→ **Exercise aim**:
Your task is to repeat the lines below exactly, excluding any pictures they contain.

→ **Data block**:

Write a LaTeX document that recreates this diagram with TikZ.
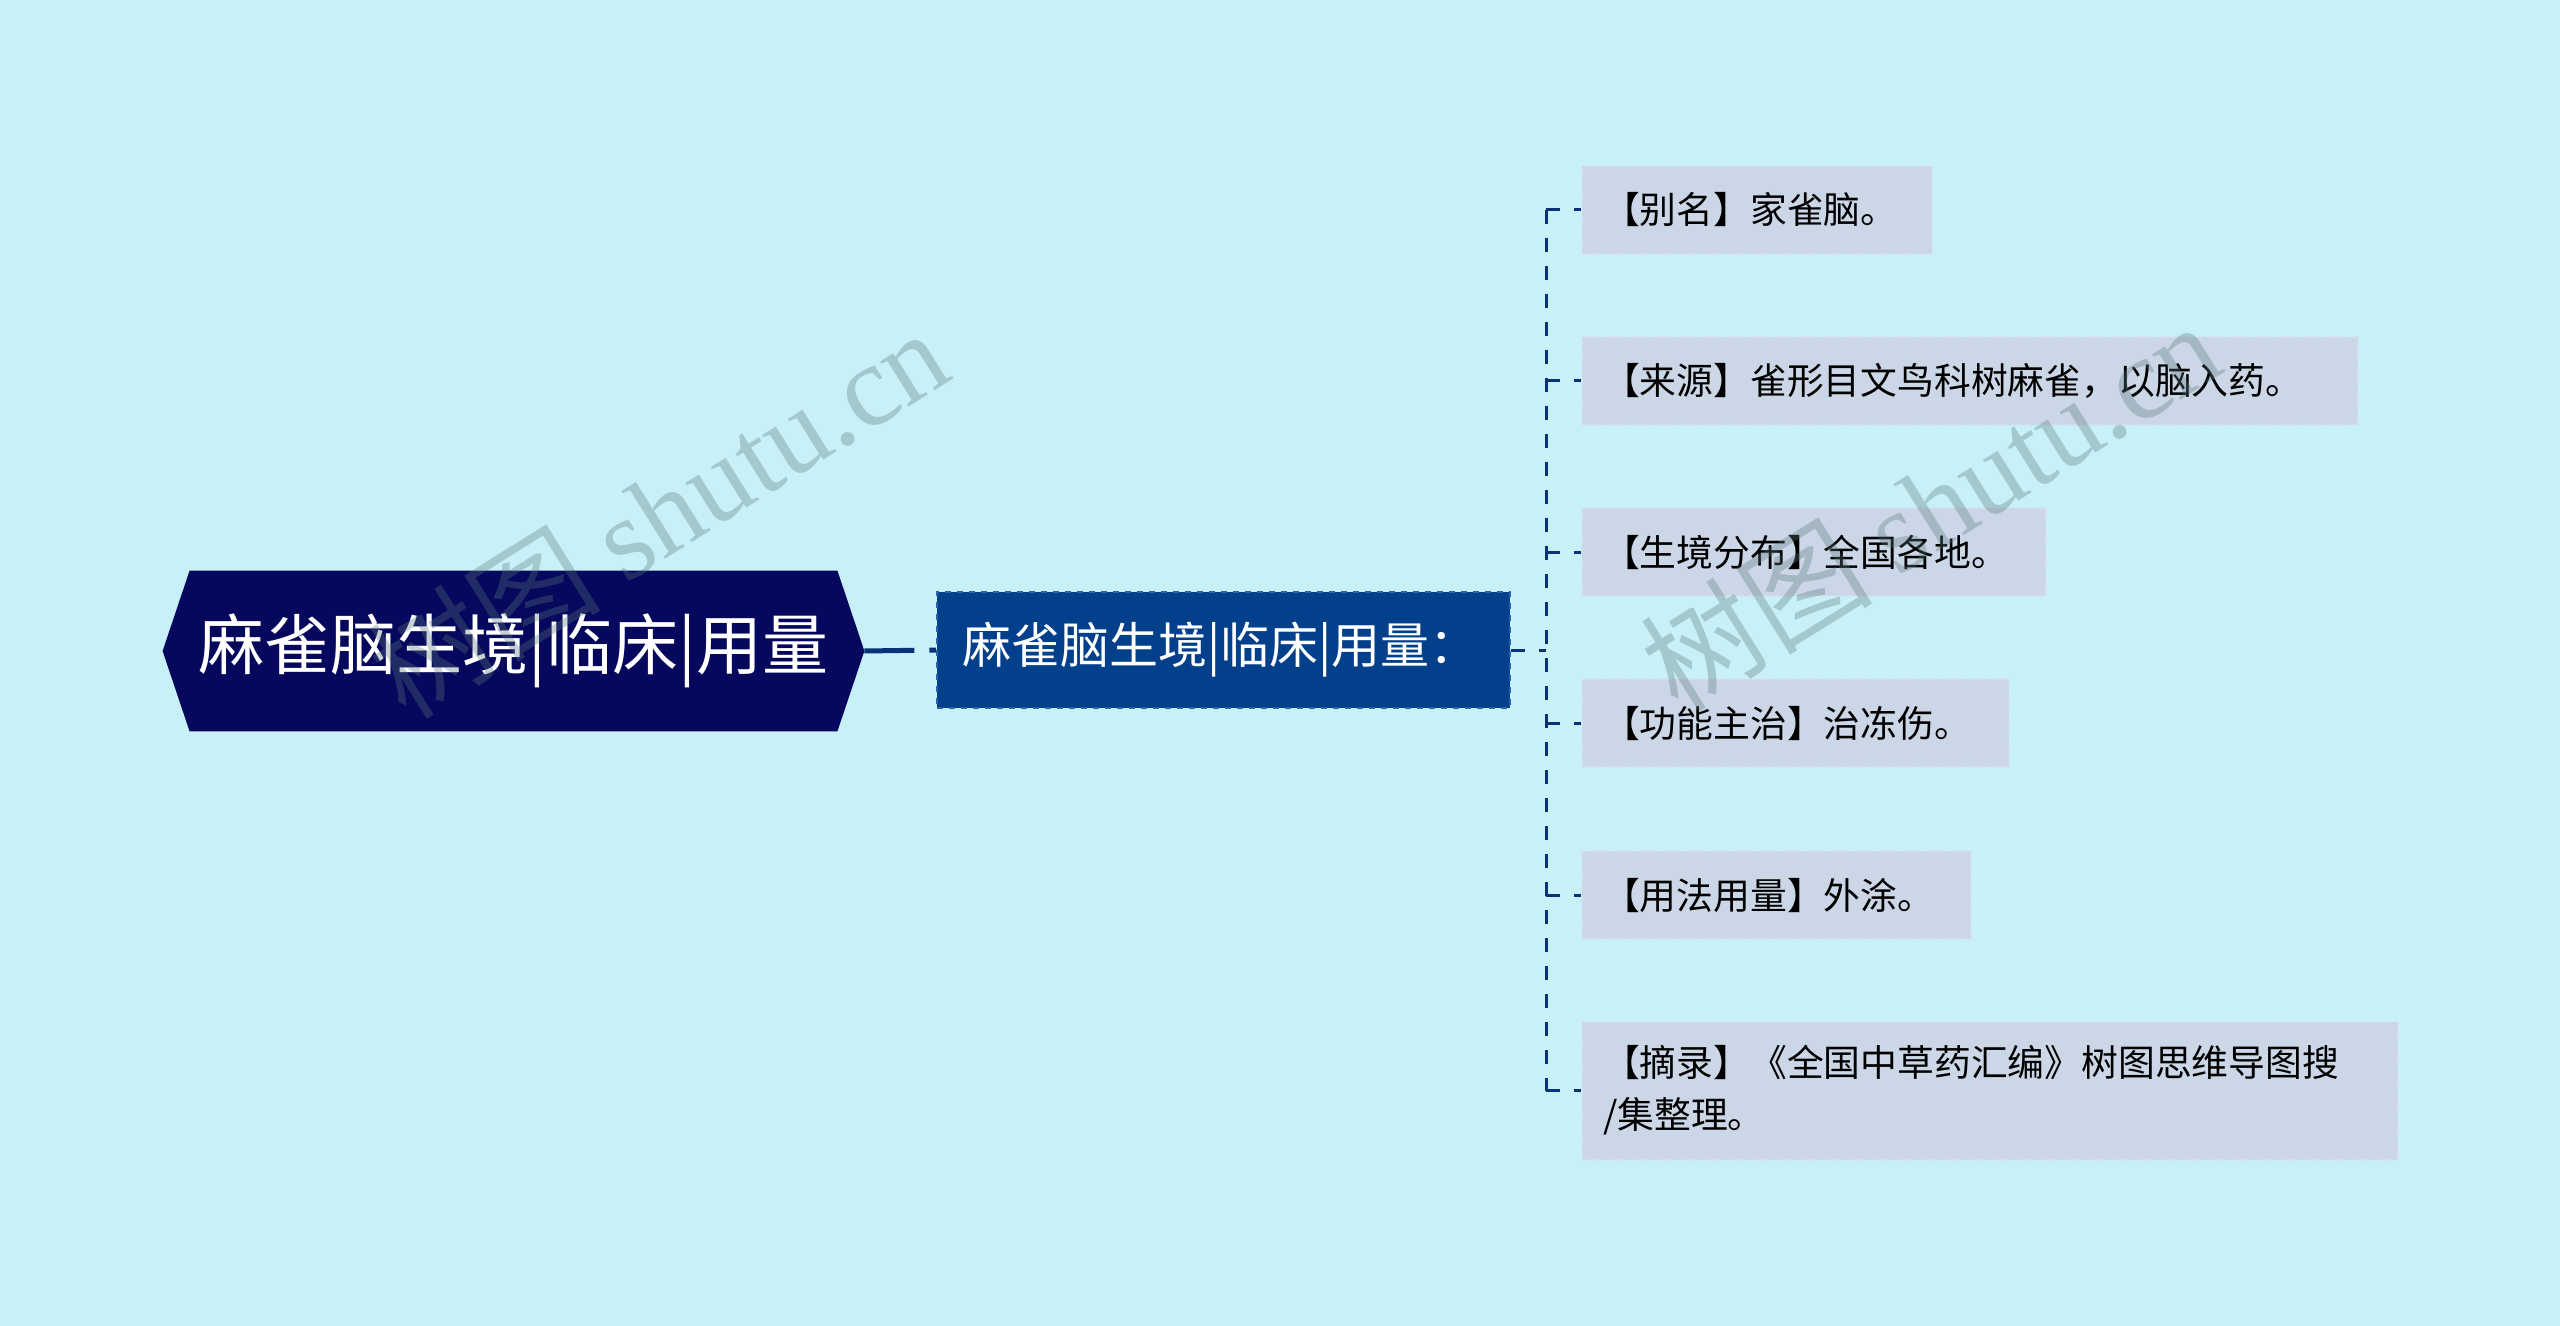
\documentclass[tikz,border=0pt]{standalone}
\usepackage{fontspec}
\setmainfont{Noto Sans CJK SC}
\newfontfamily\markfont{Liberation Serif}
\usetikzlibrary{positioning}

\definecolor{bgcyan}{HTML}{C8F0F7}
\definecolor{rootblue}{HTML}{05085C}
\definecolor{midblue}{HTML}{02408B}
\definecolor{midedge}{HTML}{2F62A6}
\definecolor{leafgray}{HTML}{CBD6E6}
\definecolor{leafedge}{HTML}{D6DFEC}
\definecolor{linkblue}{HTML}{0A3377}
\definecolor{markgray}{HTML}{5A787D}

\tikzset{
  roottopic/.style = {minimum width=350.5pt, minimum height=80pt, inner sep=0pt,
                      text=white, font=\fontsize{33}{40}\selectfont},
  midtopic/.style  = {fill=midblue, draw=midedge, dashed, line width=1pt,
                      text width=261.5pt, inner xsep=12.5pt, inner ysep=0pt,
                      minimum height=58pt, align=left, text=white,
                      font=\fontsize{24.5}{30}\selectfont},
  leaftopic/.style = {fill=leafgray, draw=leafedge, dashed, line width=1pt,
                      anchor=west, inner xsep=10.5pt, inner ysep=0pt,
                      minimum height=44pt, align=left, text=black,
                      font=\fontsize{18.4}{26}\selectfont},
  rootlink/.style  = {draw=linkblue, line width=2.5pt, dash pattern=on 25pt off 7.5pt},
  branch/.style    = {draw=linkblue, line width=1.5pt, dash pattern=on 7pt off 7pt},
  watermark/.style = {text=markgray, opacity=0.33, rotate=32, inner sep=0pt,
                      font=\fontsize{58}{60}\selectfont}
}

\begin{document}
\begin{tikzpicture}[x=0.5pt,y=-0.5pt]

        %Background
        \fill [bgcyan]  (0,0) rectangle (2560,1326);
        \useasboundingbox (0,0) rectangle (2560,1326);

        %Root topic
        \node [roottopic] (root) at (513.5,651) {};
        \fill [rootblue] (root.west) -- ([xshift=13.5pt]root.north west) -- ([xshift=-13.5pt]root.north east)
                         -- (root.east) -- ([xshift=-13.5pt]root.south east) -- ([xshift=13.5pt]root.south west) -- cycle;
        \node [roottopic] (roottext) at (root.center) {麻雀脑生境|临床|用量};

        %Middle topic
        \node [midtopic] (mid) at (1223.5,650) {麻雀脑生境|临床|用量：};
        \draw [rootlink] (root.east) -- (mid.west);

        %Leaf topics
        \node [leaftopic, text width=154pt]   (alias)  at (1581,210)  {【别名】家雀脑。};
        \node [leaftopic, text width=367pt]   (source) at (1581,381)  {【来源】雀形目文鸟科树麻雀，以脑入药。};
        \node [leaftopic, text width=211pt]   (habit)  at (1581,552)  {【生境分布】全国各地。};
        \node [leaftopic, text width=192.5pt] (usage)  at (1581,723)  {【功能主治】治冻伤。};
        \node [leaftopic, text width=173.5pt] (dose)   at (1581,895)  {【用法用量】外涂。};
        \node [leaftopic, text width=387pt, minimum height=69pt]
                                              (excerpt) at (1581,1090.5) {【摘录】《全国中草药汇编》树图思维导图搜\\/集整理。};

        %Branch lines
        \coordinate (fork) at (1546,650);
        \draw [branch] (mid.east) -- (fork);
        \draw [branch] (fork |- alias.west) -- (fork |- excerpt.west);
        \foreach \leaf in {alias,source,habit,usage,dose,excerpt}
          \draw [branch] (fork |- \leaf.west) -- (\leaf.west);

        %Watermarks
        \node [watermark] (mark1) at (658,512)  {树图 {\markfont shutu.cn}};
        \node [watermark] (mark2) at (1930,505) {树图 {\markfont shutu.cn}};

\end{tikzpicture}
\end{document}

→ **Result for this task**:
Write a LaTeX document that recreates this diagram with TikZ.
\documentclass[tikz,border=0pt]{standalone}
\usepackage{fontspec}
\setmainfont{Noto Sans CJK SC}
\newfontfamily\markfont{Liberation Serif}
\usetikzlibrary{positioning}

\definecolor{bgcyan}{HTML}{C8F0F7}
\definecolor{rootblue}{HTML}{05085C}
\definecolor{midblue}{HTML}{02408B}
\definecolor{midedge}{HTML}{2F62A6}
\definecolor{leafgray}{HTML}{CBD6E6}
\definecolor{leafedge}{HTML}{D6DFEC}
\definecolor{linkblue}{HTML}{0A3377}
\definecolor{markgray}{HTML}{5A787D}

\tikzset{
  roottopic/.style = {minimum width=350.5pt, minimum height=80pt, inner sep=0pt,
                      text=white, font=\fontsize{33}{40}\selectfont},
  midtopic/.style  = {fill=midblue, draw=midedge, dashed, line width=1pt,
                      text width=261.5pt, inner xsep=12.5pt, inner ysep=0pt,
                      minimum height=58pt, align=left, text=white,
                      font=\fontsize{24.5}{30}\selectfont},
  leaftopic/.style = {fill=leafgray, draw=leafedge, dashed, line width=1pt,
                      anchor=west, inner xsep=10.5pt, inner ysep=0pt,
                      minimum height=44pt, align=left, text=black,
                      font=\fontsize{18.4}{26}\selectfont},
  rootlink/.style  = {draw=linkblue, line width=2.5pt, dash pattern=on 25pt off 7.5pt},
  branch/.style    = {draw=linkblue, line width=1.5pt, dash pattern=on 7pt off 7pt},
  watermark/.style = {text=markgray, opacity=0.33, rotate=32, inner sep=0pt,
                      font=\fontsize{58}{60}\selectfont}
}

\begin{document}
\begin{tikzpicture}[x=0.5pt,y=-0.5pt]

        %Background
        \fill [bgcyan]  (0,0) rectangle (2560,1326);
        \useasboundingbox (0,0) rectangle (2560,1326);

        %Root topic
        \node [roottopic] (root) at (513.5,651) {};
        \fill [rootblue] (root.west) -- ([xshift=13.5pt]root.north west) -- ([xshift=-13.5pt]root.north east)
                         -- (root.east) -- ([xshift=-13.5pt]root.south east) -- ([xshift=13.5pt]root.south west) -- cycle;
        \node [roottopic] (roottext) at (root.center) {麻雀脑生境|临床|用量};

        %Middle topic
        \node [midtopic] (mid) at (1223.5,650) {麻雀脑生境|临床|用量：};
        \draw [rootlink] (root.east) -- (mid.west);

        %Leaf topics
        \node [leaftopic, text width=154pt]   (alias)  at (1581,210)  {【别名】家雀脑。};
        \node [leaftopic, text width=367pt]   (source) at (1581,381)  {【来源】雀形目文鸟科树麻雀，以脑入药。};
        \node [leaftopic, text width=211pt]   (habit)  at (1581,552)  {【生境分布】全国各地。};
        \node [leaftopic, text width=192.5pt] (usage)  at (1581,723)  {【功能主治】治冻伤。};
        \node [leaftopic, text width=173.5pt] (dose)   at (1581,895)  {【用法用量】外涂。};
        \node [leaftopic, text width=387pt, minimum height=69pt]
                                              (excerpt) at (1581,1090.5) {【摘录】《全国中草药汇编》树图思维导图搜\\/集整理。};

        %Branch lines
        \coordinate (fork) at (1546,650);
        \draw [branch] (mid.east) -- (fork);
        \draw [branch] (fork |- alias.west) -- (fork |- excerpt.west);
        \foreach \leaf in {alias,source,habit,usage,dose,excerpt}
          \draw [branch] (fork |- \leaf.west) -- (\leaf.west);

        %Watermarks
        \node [watermark] (mark1) at (658,512)  {树图 {\markfont shutu.cn}};
        \node [watermark] (mark2) at (1930,505) {树图 {\markfont shutu.cn}};

\end{tikzpicture}
\end{document}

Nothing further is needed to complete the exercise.